Rawayana (Caracas, 2007) is precisely about the inner conflict of the Venezuelan identity. Its name comes from the Hindu saga Ramayana, but most people think it sounds “indigenous” simply because the indigenous tribes that inhabit Venezuela are extremely removed from the population centers. Its members all speak fluent English and come from one of the country’s most prestigious schools, but every Venezuelan knows the lyrics to at least five of their songs. Because, in the end, we are all the same.
Dame un Break (Gimme a Break)’s Spanglish is all about that: we are all the same, so chill out. It is fair that Latin America is the world’s capital of beaches and stunning landscapes: we love to take little breaks. We might as well take them in front of a beautiful sea.
Well, Bolivia cannot. Chile took their seafront.
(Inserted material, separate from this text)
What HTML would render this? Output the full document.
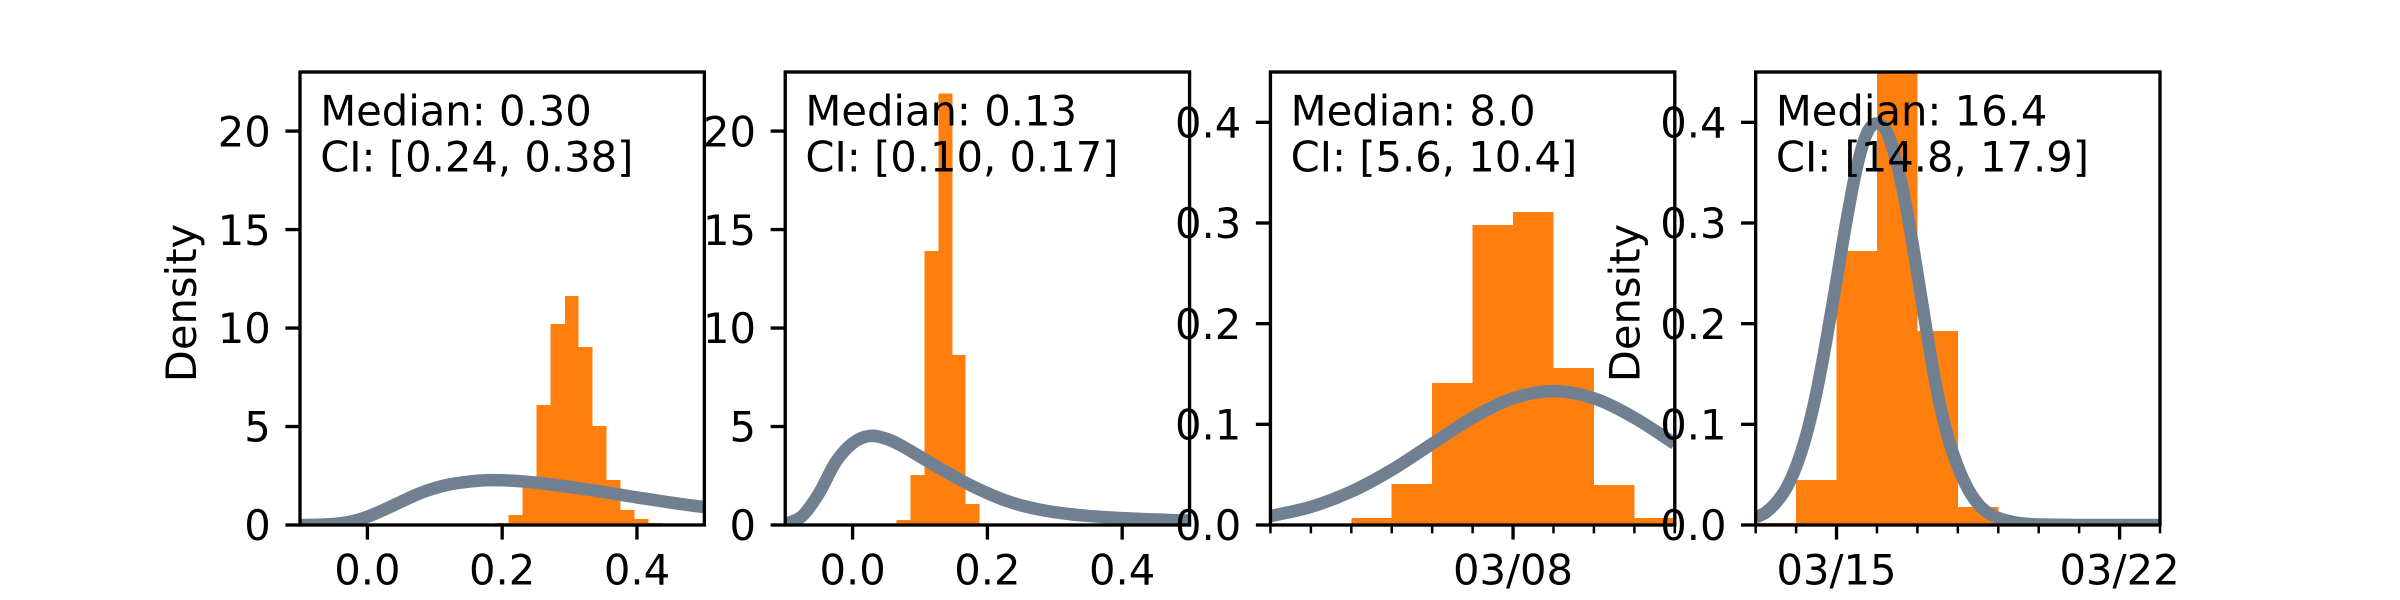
<!DOCTYPE html>
<html lang="en">
<head>
<meta charset="utf-8">
<title>Parameter posterior and prior densities</title>
<style>
  html, body { margin: 0; padding: 0; background: #ffffff; }
  body { width: 2400px; height: 600px; overflow: hidden; }
  svg { display: block; }
  text { font-family: "DejaVu Sans", "Liberation Sans", sans-serif; font-size: 41.67px; fill: #000000; }
</style>
</head>
<body>
<svg id="figure" xmlns="http://www.w3.org/2000/svg" width="2400" height="600" viewBox="0 0 2400 600"></svg>
<script>
// ---- Panel 1 data ----
const panel1Edges = [0.189, 0.2095, 0.2305, 0.251, 0.272, 0.293, 0.3134, 0.3344, 0.3549, 0.3759, 0.3963, 0.4173, 0.4383];
const panel1Heights = [0.1, 0.5, 2.1, 6.09, 10.2, 11.62, 9.03, 5.03, 2.28, 0.76, 0.3, 0.1];
const panel1CurveX = [-0.1, -0.075, -0.05, -0.025, 0, 0.025, 0.05, 0.075, 0.1, 0.125, 0.15, 0.175, 0.2, 0.225, 0.25, 0.275, 0.3, 0.325, 0.35, 0.375, 0.4, 0.425, 0.45, 0.475, 0.5];
const panel1CurveY = [0, 0.01, 0.05, 0.17, 0.42, 0.78, 1.18, 1.57, 1.87, 2.08, 2.2, 2.27, 2.27, 2.23, 2.15, 2.05, 1.93, 1.81, 1.68, 1.54, 1.4, 1.27, 1.14, 1.02, 0.91];
const panel1XTicks = [0, 0.2, 0.4];
const panel1XLabels = ["0.0", "0.2", "0.4"];
const panel1YTicks = [0, 5, 10, 15, 20];
const panel1YLabels = ["0", "5", "10", "15", "20"];
const panel1Note = ["Median: 0.30", "CI: [0.24, 0.38]"];

// ---- Panel 2 data ----
const panel2Edges = [0.0652, 0.0857, 0.1067, 0.1277, 0.1482, 0.1675, 0.1885];
const panel2Heights = [0.25, 2.54, 13.9, 21.9, 8.63, 1.07];
const panel2CurveX = [-0.1, -0.075, -0.05, -0.025, 0, 0.025, 0.05, 0.075, 0.1, 0.125, 0.15, 0.175, 0.2, 0.225, 0.25, 0.275, 0.3, 0.325, 0.35, 0.375, 0.4, 0.425, 0.45, 0.475, 0.5];
const panel2CurveY = [0.05, 0.45, 1.6, 3.2, 4.15, 4.52, 4.38, 3.98, 3.47, 2.96, 2.48, 2.02, 1.62, 1.27, 1.0, 0.8, 0.65, 0.54, 0.46, 0.4, 0.35, 0.31, 0.28, 0.25, 0.23];
const panel2XTicks = [0, 0.2, 0.4];
const panel2XLabels = ["0.0", "0.2", "0.4"];
const panel2YTicks = [0, 5, 10, 15, 20];
const panel2YLabels = ["0", "5", "10", "15", "20"];
const panel2Note = ["Median: 0.13", "CI: [0.10, 0.17]"];

// ---- Panel 3 data (x values are days of March) ----
const panel3Edges = [4, 5, 6, 7, 8, 9, 10, 11, 12];
const panel3Heights = [0.007, 0.0407, 0.141, 0.298, 0.311, 0.156, 0.0397, 0.007];
const panel3CurveX = [2, 3, 4, 5, 6, 7, 8, 9, 10, 11, 12];
const panel3CurveY = [0.0088, 0.018, 0.0332, 0.0547, 0.0807, 0.1065, 0.1258, 0.133, 0.1258, 0.1065, 0.0807];
const panel3XTicks = [8];
const panel3XLabels = ["03/08"];
const panel3MinorTicks = [2, 3, 4, 5, 6, 7, 9, 10, 11, 12];
const panel3YTicks = [0, 0.1, 0.2, 0.3, 0.4];
const panel3YLabels = ["0.0", "0.1", "0.2", "0.3", "0.4"];
const panel3Note = ["Median: 8.0", "CI: [5.6, 10.4]"];

// ---- Panel 4 data (x values are days of March) ----
const panel4Edges = [13, 14, 15, 16, 17, 18, 19];
const panel4Heights = [0.002, 0.0447, 0.272, 0.47, 0.1926, 0.018];
const panel4CurveX = [13, 13.25, 13.5, 13.75, 14, 14.25, 14.5, 14.75, 15, 15.25, 15.5, 15.75, 16, 16.25, 16.5, 16.75, 17, 17.25, 17.5, 17.75, 18, 18.25, 18.5, 18.75, 19, 19.25, 19.5, 19.75, 20, 21, 23];
const panel4CurveY = [0.0075, 0.0125, 0.022, 0.036, 0.058, 0.089, 0.131, 0.184, 0.243, 0.303, 0.355, 0.389, 0.399, 0.39, 0.358, 0.31, 0.25, 0.187, 0.13, 0.088, 0.058, 0.036, 0.021, 0.012, 0.007, 0.004, 0.002, 0.001, 0.0005, 0, 0];
const panel4XTicks = [15, 22];
const panel4XLabels = ["03/15", "03/22"];
const panel4MinorTicks = [13, 14, 16, 17, 18, 19, 20, 21, 23];
const panel4YTicks = [0, 0.1, 0.2, 0.3, 0.4];
const panel4YLabels = ["0.0", "0.1", "0.2", "0.3", "0.4"];
const panel4Note = ["Median: 16.4", "CI: [14.8, 17.9]"];

const yAxisTitle = "Density";

const SVG_NS = "http://www.w3.org/2000/svg";
const figure = document.getElementById("figure");

function make(tag, parent, attrs) {
  const node = document.createElementNS(SVG_NS, tag);
  for (const key in attrs) node.setAttribute(key, attrs[key]);
  parent.appendChild(node);
  return node;
}

function smoothPath(points) {
  let d = "M" + points[0][0].toFixed(2) + "," + points[0][1].toFixed(2);
  for (let i = 0; i < points.length - 1; i++) {
    const p0 = points[Math.max(i - 1, 0)];
    const p1 = points[i];
    const p2 = points[i + 1];
    const p3 = points[Math.min(i + 2, points.length - 1)];
    const scale = (p2[0] - p1[0]) / 3;
    const m1 = (p2[1] - p0[1]) / (p2[0] - p0[0]);
    const m2 = (p3[1] - p1[1]) / (p3[0] - p1[0]);
    d += "C" + (p1[0] + scale).toFixed(2) + "," + (p1[1] + m1 * scale).toFixed(2) +
         " " + (p2[0] - scale).toFixed(2) + "," + (p2[1] - m2 * scale).toFixed(2) +
         " " + p2[0].toFixed(2) + "," + p2[1].toFixed(2);
  }
  return d;
}

const AX_TOP = 72;
const AX_BOTTOM = 525;
const AX_WIDTH = 404.35;
const AX_STEP = 485.22;
const AX_LEFT0 = 300;
const FRAME_W = 3.33;
const TITLE_Y = 303;

function drawPanel(index, cfg) {
  const left = AX_LEFT0 + AX_STEP * index;
  const x = v => left + (v - cfg.xlim[0]) / (cfg.xlim[1] - cfg.xlim[0]) * AX_WIDTH;
  const y = v => AX_BOTTOM - (v - cfg.ylim[0]) / (cfg.ylim[1] - cfg.ylim[0]) * (AX_BOTTOM - AX_TOP);

  const panel = make("g", figure, {});
  
  

  const clipId = "clip-panel-" + (index + 1);
  const defs = make("defs", panel, {});
  const clip = make("clipPath", defs, { id: clipId });
  make("rect", clip, { x: left, y: AX_TOP, width: AX_WIDTH, height: AX_BOTTOM - AX_TOP });

  const bars = make("g", panel, { "clip-path": "url(#" + clipId + ")", "shape-rendering": "crispEdges" });
  
  
  cfg.heights.forEach((h, i) => {
    const bar = make("rect", bars, {
      x: x(cfg.edges[i]),
      y: y(h),
      width: x(cfg.edges[i + 1]) - x(cfg.edges[i]),
      height: y(0) - y(h),
      fill: "#ff7f0e"
    });
    
    
  });

  const curvePoints = cfg.curveX.map((v, i) => [x(v), y(cfg.curveY[i])]);
  const curve = make("path", panel, {
    d: smoothPath(curvePoints),
    fill: "none",
    stroke: "#708090",
    "stroke-width": 12.5,
    "stroke-linejoin": "round",
    "clip-path": "url(#" + clipId + ")"
  });
  
  

  const frame = make("rect", panel, {
    x: left, y: AX_TOP, width: AX_WIDTH, height: AX_BOTTOM - AX_TOP,
    fill: "none", stroke: "#000000", "stroke-width": FRAME_W, "stroke-linejoin": "miter"
  });
  
  

  (cfg.minorTicks || []).forEach(v => {
    const tick = make("line", panel, {
      x1: x(v), x2: x(v), y1: AX_BOTTOM, y2: AX_BOTTOM + 8.33,
      stroke: "#000000", "stroke-width": 2.5
    });
    
    
  });

  cfg.xTicks.forEach((v, i) => {
    const tick = make("line", panel, {
      x1: x(v), x2: x(v), y1: AX_BOTTOM, y2: AX_BOTTOM + 14.58,
      stroke: "#000000", "stroke-width": FRAME_W
    });
    
    
    const label = make("text", panel, { x: x(v), y: 584.5, "text-anchor": "middle" });
    label.textContent = cfg.xLabels[i];
    
    
  });

  cfg.yTicks.forEach((v, i) => {
    const tick = make("line", panel, {
      x1: left - 14.58, x2: left, y1: y(v), y2: y(v),
      stroke: "#000000", "stroke-width": FRAME_W
    });
    
    
    const label = make("text", panel, { x: left - 29.2, y: y(v) + 15.2, "text-anchor": "end" });
    label.textContent = cfg.yLabels[i];
    
    
  });

  if (cfg.titleX) {
    const title = make("text", panel, {
      x: cfg.titleX, y: TITLE_Y, "text-anchor": "middle",
      transform: "rotate(-90 " + cfg.titleX + " " + TITLE_Y + ")"
    });
    title.textContent = yAxisTitle;
    
    
  }

  cfg.note.forEach((line, i) => {
    const note = make("text", panel, { x: left + 20.2, y: 125.5 + i * 46 });
    note.textContent = line;
    
    
  });
}

drawPanel(0, {
  xlim: [-0.1, 0.5], ylim: [0, 23],
  edges: panel1Edges, heights: panel1Heights, curveX: panel1CurveX, curveY: panel1CurveY,
  xTicks: panel1XTicks, xLabels: panel1XLabels,
  yTicks: panel1YTicks, yLabels: panel1YLabels, note: panel1Note, titleX: 196
});
drawPanel(1, {
  xlim: [-0.1, 0.5], ylim: [0, 23],
  edges: panel2Edges, heights: panel2Heights, curveX: panel2CurveX, curveY: panel2CurveY,
  xTicks: panel2XTicks, xLabels: panel2XLabels,
  yTicks: panel2YTicks, yLabels: panel2YLabels, note: panel2Note
});
drawPanel(2, {
  xlim: [2, 12], ylim: [0, 0.45],
  edges: panel3Edges, heights: panel3Heights, curveX: panel3CurveX, curveY: panel3CurveY,
  xTicks: panel3XTicks, xLabels: panel3XLabels, minorTicks: panel3MinorTicks,
  yTicks: panel3YTicks, yLabels: panel3YLabels, note: panel3Note
});
drawPanel(3, {
  xlim: [13, 23], ylim: [0, 0.45],
  edges: panel4Edges, heights: panel4Heights, curveX: panel4CurveX, curveY: panel4CurveY,
  xTicks: panel4XTicks, xLabels: panel4XLabels, minorTicks: panel4MinorTicks,
  yTicks: panel4YTicks, yLabels: panel4YLabels, note: panel4Note, titleX: 1639.5
});
</script>
</body>
</html>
And god, are they pissed about it: there is nothing worse for a Latino than not being able to go to the beach.
Friday – Voy a pasármelo bien – Hombres G
A matter of debate that arises every time one tries to list Latin American countries is whether Spain and Portugal count. The UWC Mostar community, de facto, has settled in favor of the Iberian peninsula being an honorary Latino non-American region: Voy a pasármelo bien (I am gonna have a good time) is a perfect piece of evidence that sustains the case.
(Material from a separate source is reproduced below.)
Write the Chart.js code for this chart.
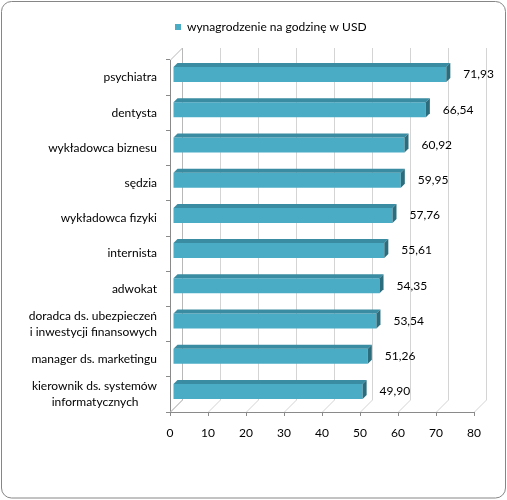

Hombres G (Madrid, 1981) is a deeply Spaniard product. The members of the band met in the hallways of Spain’s national broadcasting company and their lyrics are filled with references to cultural phenomena absolutely non existent in Latin America “proper”: for instance, in Devuélveme a mi chica, their most popular song, a reference is made to a teenager owning a car -something impossible in most of our economies. However, geography is not determinant of being Latino or not.
And Voy a pasármelo bien could not exist in any other culture. A totally hedonistic song with a melody that could perfectly be signed by The Police, its main purpose is to narrate the drive one feels right before waking up on a day you know you will party. From jumping to have breakfast to rushfully calling each of your friends asking to go with you, there is hardly any way to describe how exciting it is to go to a Latino party better than Hombres G does in this song.
As a teenager in 2024, I cannot help but agree with their descriptions: yet, this is a 35 year old song. Since 1989, the entire way in which parties work has changed: the music is different, the drinks are stronger and the entertainment is, perhaps, more obscene. However, the drive is the same.
Latin American parties are all about a drive that stays the same from generation to generation. In each one of them, there is a certain seminal feeling that leads to unexplainable levels of energy: they start at 8:00 p.m. and finish at 6:00 a.m. the earliest, but one does not feel the need to sit down at any point in time.
And, yet, they are simply one of the aspects of our culture that are plagued with this vibrance and happiness only we have. That makes our Culture Week a memorable event for the entire school despite us living almost six thousand miles away. That helps us withstand the blows of authoritarian dictatorships and sharply criticize them.
Being Latino is something special. It is a feeling of contradiction, of constant worry and extreme happiness. A state of constant nervousness for whatever is happening around you that, nonetheless, makes you experience each moment with a different kind of amazement.
And I hope that, for a week, you can join us. Welcome to a week of awe, happiness, laughter and loudness.
Welcome to the Ibero-American Culture Week 2024.